**Stated exercise**
Lines containing the word "this" should be extracted in full.

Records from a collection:
________________________

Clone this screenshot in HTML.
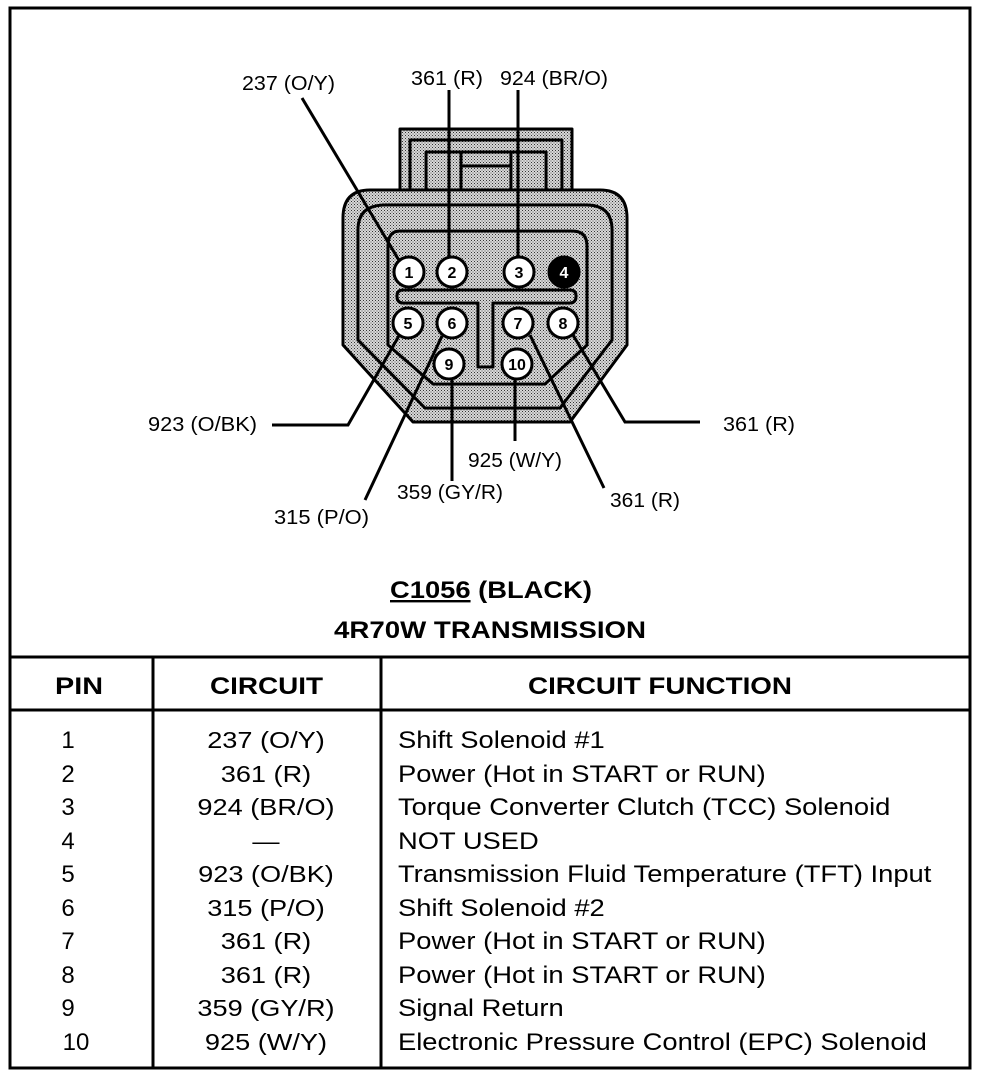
<!DOCTYPE html>
<html><head><meta charset="utf-8"><style>
body{margin:0;background:#fff;}
svg{display:block;font-family:"Liberation Sans",Arial,sans-serif;}
</style></head><body>
<svg width="992" height="1076" viewBox="0 0 992 1076" xmlns="http://www.w3.org/2000/svg">
<defs>
<pattern id="dot" width="3" height="3" patternUnits="userSpaceOnUse">
<rect width="3" height="3" fill="#d8d8d8"/><rect width="1" height="1" fill="#333"/><rect x="1.5" y="1.5" width="1" height="1" fill="#555"/>
</pattern>
</defs>
<rect x="10" y="8" width="960" height="1060" fill="none" stroke="#000" stroke-width="3"/>
<g stroke="#000" stroke-width="3" fill="url(#dot)" stroke-linejoin="round">
<rect x="400" y="129" width="172" height="70"/>
<rect x="410" y="140" width="152" height="60"/>
<rect x="426" y="152" width="120" height="50"/>
<rect x="461" y="152" width="50" height="50"/>
<line x1="461" y1="166" x2="511" y2="166"/>
<path d="M370,190 L600,190 Q627,190 627,218 L627,345 L570,422 L413,422 L343,345 L343,218 Q343,190 370,190Z"/>
<path d="M385,205 L586,205 Q612,205 612,230 L612,340 L560,408 L425,408 L358,340 L358,230 Q358,205 385,205Z"/>
<path d="M400,231 L572,231 Q587,231 587,246 L587,345 L545,384 L433,384 L388,345 L388,246 Q388,231 400,231Z"/>
<path d="M403,290 L570,290 Q576,290 576,296 Q576,303 570,303 L493,303 L493,367 L478,367 L478,303 L403,303 Q397,303 397,296 Q397,290 403,290Z"/>
</g>
<g stroke="#000" stroke-width="3" fill="none">
<line x1="302" y1="98" x2="400" y2="262"/>
<line x1="449" y1="90" x2="449" y2="258"/>
<line x1="518" y1="90" x2="518" y2="258"/>
<polyline points="272,425 348,425 400,334"/>
<line x1="365" y1="500" x2="442" y2="336"/>
<line x1="452" y1="380" x2="452" y2="481"/>
<line x1="515" y1="380" x2="515" y2="441"/>
<line x1="604" y1="488" x2="530" y2="335"/>
<polyline points="573,335 625,422 700,422"/>
</g>
<g stroke="#000" stroke-width="3" fill="#fff">
<circle cx="409" cy="272" r="15"/><circle cx="452" cy="272" r="15"/>
<circle cx="519" cy="272" r="15"/><circle cx="564" cy="272" r="15" fill="#000"/>
<circle cx="408" cy="323" r="15"/><circle cx="452" cy="323" r="15"/>
<circle cx="518" cy="323" r="15"/><circle cx="563" cy="323" r="15"/>
<circle cx="449" cy="364" r="15"/><circle cx="517" cy="364" r="15"/>
</g>
<g font-size="16" font-weight="bold" text-anchor="middle" fill="#000">
<text x="409" y="278">1</text><text x="452" y="278">2</text><text x="519" y="278">3</text>
<text x="564" y="278" fill="#fff">4</text>
<text x="408" y="329">5</text><text x="452" y="329">6</text><text x="518" y="329">7</text>
<text x="563" y="329">8</text><text x="449" y="370">9</text><text x="517" y="370">10</text>
</g>
<g font-size="20" fill="#000" lengthAdjust="spacingAndGlyphs">
<text x="242" y="90" textLength="93" lengthAdjust="spacingAndGlyphs">237 (O/Y)</text>
<text x="411" y="85" textLength="72" lengthAdjust="spacingAndGlyphs">361 (R)</text>
<text x="500" y="85" textLength="108" lengthAdjust="spacingAndGlyphs">924 (BR/O)</text>
<text x="148" y="431" textLength="109" lengthAdjust="spacingAndGlyphs">923 (O/BK)</text>
<text x="723" y="431" textLength="72" lengthAdjust="spacingAndGlyphs">361 (R)</text>
<text x="468" y="467" textLength="94" lengthAdjust="spacingAndGlyphs">925 (W/Y)</text>
<text x="397" y="499" textLength="106" lengthAdjust="spacingAndGlyphs">359 (GY/R)</text>
<text x="610" y="507" textLength="70" lengthAdjust="spacingAndGlyphs">361 (R)</text>
<text x="274" y="524" textLength="95" lengthAdjust="spacingAndGlyphs">315 (P/O)</text>
</g>
<g font-size="24" font-weight="bold">
<text x="390" y="598" textLength="202" lengthAdjust="spacingAndGlyphs"><tspan text-decoration="underline">C1056</tspan> (BLACK)</text>
<text x="334" y="638" textLength="312" lengthAdjust="spacingAndGlyphs">4R70W TRANSMISSION</text>
</g>
<g stroke="#000" stroke-width="3">
<line x1="10" y1="657" x2="970" y2="657"/>
<line x1="10" y1="710" x2="970" y2="710"/>
<line x1="153" y1="657" x2="153" y2="1068"/>
<line x1="381" y1="657" x2="381" y2="1068"/>
</g>
<g font-size="24" font-weight="bold">
<text x="55" y="694" textLength="48" lengthAdjust="spacingAndGlyphs">PIN</text>
<text x="210" y="694" textLength="113" lengthAdjust="spacingAndGlyphs">CIRCUIT</text>
<text x="528" y="694" textLength="264" lengthAdjust="spacingAndGlyphs">CIRCUIT FUNCTION</text>
</g>
<g font-size="24" text-anchor="middle">
<text x="68" y="748">1</text><text x="68" y="782">2</text><text x="68" y="815">3</text>
<text x="68" y="849">4</text><text x="68" y="882">5</text><text x="68" y="916">6</text>
<text x="68" y="949">7</text><text x="68" y="983">8</text><text x="68" y="1016">9</text>
<text x="76" y="1050">10</text>
</g>
<g font-size="23" text-anchor="middle" transform="translate(266,0) scale(1.18,1) translate(-266,0)">
<text x="266" y="748">237 (O/Y)</text><text x="266" y="782">361 (R)</text>
<text x="266" y="815">924 (BR/O)</text><text x="266" y="849">—</text>
<text x="266" y="882">923 (O/BK)</text><text x="266" y="916">315 (P/O)</text>
<text x="266" y="949">361 (R)</text><text x="266" y="983">361 (R)</text>
<text x="266" y="1016">359 (GY/R)</text><text x="266" y="1050">925 (W/Y)</text>
</g>
<g font-size="24" transform="translate(398,0) scale(1.14,1) translate(-398,0)">
<text x="398" y="748">Shift Solenoid #1</text>
<text x="398" y="782">Power (Hot in START or RUN)</text>
<text x="398" y="815">Torque Converter Clutch (TCC) Solenoid</text>
<text x="398" y="849">NOT USED</text>
<text x="398" y="882">Transmission  Fluid Temperature (TFT) Input</text>
<text x="398" y="916">Shift Solenoid #2</text>
<text x="398" y="949">Power (Hot in START or RUN)</text>
<text x="398" y="983">Power (Hot in START or RUN)</text>
<text x="398" y="1016">Signal Return</text>
<text x="398" y="1050">Electronic Pressure Control (EPC) Solenoid</text>
</g>
</svg>
</body></html>
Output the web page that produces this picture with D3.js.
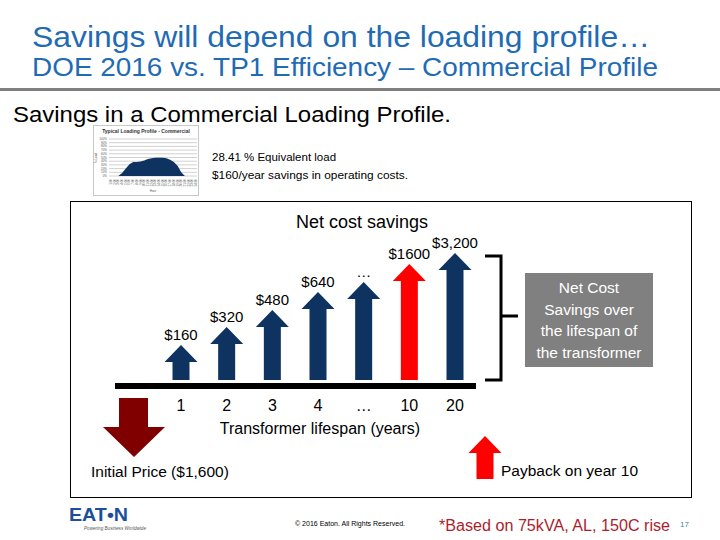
<!DOCTYPE html>
<html>
<head>
	<meta charset="utf-8">
	<script src="https://d3js.org/d3.v7.min.js"></script>
	<style type="text/css">
		body { margin: 0; background: #fff; }
		text { font-family: "Liberation Sans", Arial, sans-serif; }
	</style>
</head>
<body>
	<script type="text/javascript">
		// chart values
		var years = ['1', '2', '3', '4', '\u2026', '10', '20'];
		var savingsLabels = ['$160', '$320', '$480', '$640', '\u2026', '$1600', '$3,200'];
		// arrow heights are schematic on the slide, so these are relative units
		var arrowLevel = [35, 53, 70, 88, 98, 116, 127];
		var paybackYear = '10';

		// little loading profile thumbnail (share of rating, by hour)
		var profileHours = ['1','2','3','4','5','6','7','8','9','10','11','12','13','14','15','16','17','18','19','20','21','22','23','24'];
		var profileLoad = [0, 0, 0, 0.08, 0.2, 0.32, 0.38, 0.38, 0.39, 0.42, 0.46, 0.48, 0.49, 0.49, 0.49, 0.48, 0.44, 0.38, 0.28, 0.1, 0, 0, 0, 0];
		var profileTicks = [0, 0.1, 0.2, 0.3, 0.4, 0.5, 0.6, 0.7, 0.8, 0.9, 1];

		var navy = '#0f3360',
			red = '#ff0000',
			darkRed = '#800000',
			blue = '#1f6bb4';

		var svg = d3.select('body')
			.append('svg')
				.attr('width', 720)
				.attr('height', 540);

		svg.append('rect')
			.attr('width', 720)
			.attr('height', 540)
			.attr('fill', '#fff');

		/** Header **/
		svg.append('text')
			.attr('x', 32).attr('y', 47)
			.attr('font-size', 30)
			.attr('textLength', 618).attr('lengthAdjust', 'spacingAndGlyphs')
			.attr('fill', blue)
			.text('Savings will depend on the loading profile\u2026');

		svg.append('text')
			.attr('x', 32).attr('y', 76)
			.attr('font-size', 25)
			.attr('textLength', 626).attr('lengthAdjust', 'spacingAndGlyphs')
			.attr('fill', blue)
			.text('DOE 2016 vs. TP1 Efficiency \u2013 Commercial Profile');

		svg.append('rect')
			.attr('x', 0).attr('y', 88)
			.attr('width', 720).attr('height', 3)
			.attr('fill', '#7f7f7f');

		svg.append('text')
			.attr('x', 13).attr('y', 122)
			.attr('font-size', 22)
			.attr('textLength', 438).attr('lengthAdjust', 'spacingAndGlyphs')
			.attr('fill', '#000')
			.text('Savings in a Commercial Loading Profile.');

		/** Thumbnail of the loading profile **/
		var thumb = svg.append('g');
		thumb.append('rect')
			.attr('x', 93.5).attr('y', 125.5)
			.attr('width', 105).attr('height', 70)
			.attr('fill', '#fff')
			.attr('stroke', '#c8c8c8');

		thumb.append('text')
			.attr('x', 146).attr('y', 133)
			.attr('text-anchor', 'middle')
			.attr('font-size', 5).attr('font-weight', 'bold')
			.attr('fill', '#333')
			.text('Typical Loading Profile - Commercial');

		var tx = d3.scalePoint().domain(profileHours).range([111, 196]),
			ty = d3.scaleLinear().domain([0, 1]).range([176, 139]);

		thumb.selectAll('.grid')
			.data(profileTicks).enter()
			.append('line')
				.attr('class', 'grid')
				.attr('x1', 109).attr('x2', 197)
				.attr('y1', function(d) { return ty(d); })
				.attr('y2', function(d) { return ty(d); })
				.attr('stroke', '#bdbdbd')
				.attr('stroke-width', 0.7);

		thumb.selectAll('.ylab')
			.data(profileTicks).enter()
			.append('text')
				.attr('class', 'ylab')
				.attr('x', 107)
				.attr('y', function(d) { return ty(d) + 1; })
				.attr('text-anchor', 'end')
				.attr('font-size', 3)
				.attr('fill', '#555')
				.text(function(d) { return Math.round(d * 100) + '%'; });

		thumb.append('text')
			.attr('transform', 'translate(97,158) rotate(-90)')
			.attr('text-anchor', 'middle')
			.attr('font-size', 3)
			.attr('fill', '#555')
			.text('% Load');

		thumb.append('path')
			.datum(profileLoad)
			.attr('fill', navy)
			.attr('d', d3.area()
				.x(function(d, i) { return tx(profileHours[i]); })
				.y0(ty(0))
				.y1(function(d) { return ty(d); }));

		thumb.selectAll('.xlab')
			.data(profileHours).enter()
			.append('text')
				.attr('class', 'xlab')
				.attr('transform', function(d) { return 'translate(' + (tx(d) + 1) + ',179) rotate(-90)'; })
				.attr('text-anchor', 'end')
				.attr('font-size', 3)
				.attr('fill', '#555')
				.text(function(d) { return d + ':00'; });

		thumb.append('text')
			.attr('x', 153).attr('y', 192)
			.attr('text-anchor', 'middle')
			.attr('font-size', 3)
			.attr('fill', '#555')
			.text('Hour');

		svg.append('text')
			.attr('x', 212).attr('y', 161)
			.attr('font-size', 11.5)
			.attr('fill', '#000')
			.text('28.41 % Equivalent load');

		svg.append('text')
			.attr('x', 212).attr('y', 179)
			.attr('font-size', 11.5)
			.attr('textLength', 196).attr('lengthAdjust', 'spacingAndGlyphs')
			.attr('fill', '#000')
			.text('$160/year savings in operating costs.');

		/** Net cost savings panel **/
		svg.append('rect')
			.attr('x', 70.5).attr('y', 201.5)
			.attr('width', 621).attr('height', 296)
			.attr('fill', 'none')
			.attr('stroke', '#000');

		svg.append('text')
			.attr('x', 362).attr('y', 228)
			.attr('text-anchor', 'middle')
			.attr('font-size', 18)
			.attr('fill', '#000')
			.text('Net cost savings');

		var x = d3.scalePoint().domain(years).range([181, 455]),
			y = d3.scaleLinear().domain([0, 130]).range([380, 250]);

		function upArrow(cx, yBase, yTip, shaftW, headW, headH) {
			var p = d3.path();
			p.moveTo(cx - shaftW / 2, yBase);
			p.lineTo(cx - shaftW / 2, yTip + headH);
			p.lineTo(cx - headW / 2, yTip + headH);
			p.lineTo(cx, yTip);
			p.lineTo(cx + headW / 2, yTip + headH);
			p.lineTo(cx + shaftW / 2, yTip + headH);
			p.lineTo(cx + shaftW / 2, yBase);
			p.closePath();
			return p.toString();
		}

		svg.selectAll('.arrow')
			.data(years).enter()
			.append('path')
				.attr('class', 'arrow')
				.attr('d', function(d, i) { return upArrow(x(d), y(0), y(arrowLevel[i]), 17, 33, 17); })
				.attr('fill', function(d) { return d === paybackYear ? red : navy; });

		svg.selectAll('.value')
			.data(years).enter()
			.append('text')
				.attr('class', 'value')
				.attr('x', function(d) { return x(d); })
				.attr('y', function(d, i) { return y(arrowLevel[i]) - 5; })
				.attr('text-anchor', 'middle')
				.attr('font-size', 15)
				.attr('fill', '#000')
				.text(function(d, i) { return savingsLabels[i]; });

		// time axis as a heavy bar
		svg.append('rect')
			.attr('x', 115).attr('y', 383)
			.attr('width', 361).attr('height', 6)
			.attr('fill', '#000');

		svg.selectAll('.tick')
			.data(years).enter()
			.append('text')
				.attr('class', 'tick')
				.attr('x', function(d) { return x(d); })
				.attr('y', 411)
				.attr('text-anchor', 'middle')
				.attr('font-size', 16)
				.attr('fill', '#000')
				.text(function(d) { return d; });

		svg.append('text')
			.attr('x', 320).attr('y', 434)
			.attr('text-anchor', 'middle')
			.attr('font-size', 16)
			.attr('fill', '#000')
			.text('Transformer lifespan (years)');

		// bracket over the lifespan
		svg.append('path')
			.attr('d', 'M485,256 H501 V380 H485 M501,316 H518')
			.attr('fill', 'none')
			.attr('stroke', '#000')
			.attr('stroke-width', 3);

		svg.append('rect')
			.attr('x', 525).attr('y', 273)
			.attr('width', 128).attr('height', 94)
			.attr('fill', '#808080');

		svg.append('text')
			.attr('x', 589).attr('y', 293)
			.attr('text-anchor', 'middle')
			.attr('font-size', 15.5)
			.attr('fill', '#fff')
			.selectAll('tspan')
				.data(['Net Cost', 'Savings over', 'the lifespan of', 'the transformer']).enter()
			.append('tspan')
				.attr('x', 589)
				.attr('dy', function(d, i) { return i ? 21.7 : 0; })
				.text(function(d) { return d; });

		// initial price, downward arrow
		svg.append('path')
			.attr('d', 'M119,398 H148 V427 H165 L134,457 L103,427 H119 Z')
			.attr('fill', darkRed);

		svg.append('text')
			.attr('x', 91).attr('y', 477)
			.attr('font-size', 15.5)
			.attr('fill', '#000')
			.text('Initial Price ($1,600)');

		// payback legend
		svg.append('path')
			.attr('d', upArrow(485, 479, 436, 17, 33, 17))
			.attr('fill', red);

		svg.append('text')
			.attr('x', 501).attr('y', 476)
			.attr('font-size', 15.5)
			.attr('fill', '#000')
			.text('Payback on year 10');

		/** Footer **/
		svg.append('text')
			.attr('x', 69).attr('y', 521)
			.attr('font-size', 19).attr('font-weight', 'bold')
			.attr('textLength', 59).attr('lengthAdjust', 'spacingAndGlyphs')
			.attr('fill', '#1b4f9c')
			.text('EAT\u2022N');

		svg.append('text')
			.attr('x', 84).attr('y', 530)
			.attr('font-size', 6).attr('font-style', 'italic')
			.attr('textLength', 62).attr('lengthAdjust', 'spacingAndGlyphs')
			.attr('fill', '#555')
			.text('Powering Business Worldwide');

		svg.append('text')
			.attr('x', 295).attr('y', 526)
			.attr('font-size', 6.5)
			.attr('textLength', 110).attr('lengthAdjust', 'spacingAndGlyphs')
			.attr('fill', '#000')
			.text('\u00a9 2016 Eaton. All Rights Reserved.');

		svg.append('text')
			.attr('x', 439).attr('y', 531)
			.attr('font-size', 16)
			.attr('textLength', 231).attr('lengthAdjust', 'spacingAndGlyphs')
			.attr('fill', '#ad1d2c')
			.text('*Based on 75kVA, AL, 150C rise');

		svg.append('text')
			.attr('x', 680).attr('y', 527)
			.attr('font-size', 8)
			.attr('fill', '#4f7fb8')
			.text('17');
	</script>
</body>
</html>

________________________

**Task output**
Clone this screenshot in HTML.
Output the web page that produces this picture with D3.js.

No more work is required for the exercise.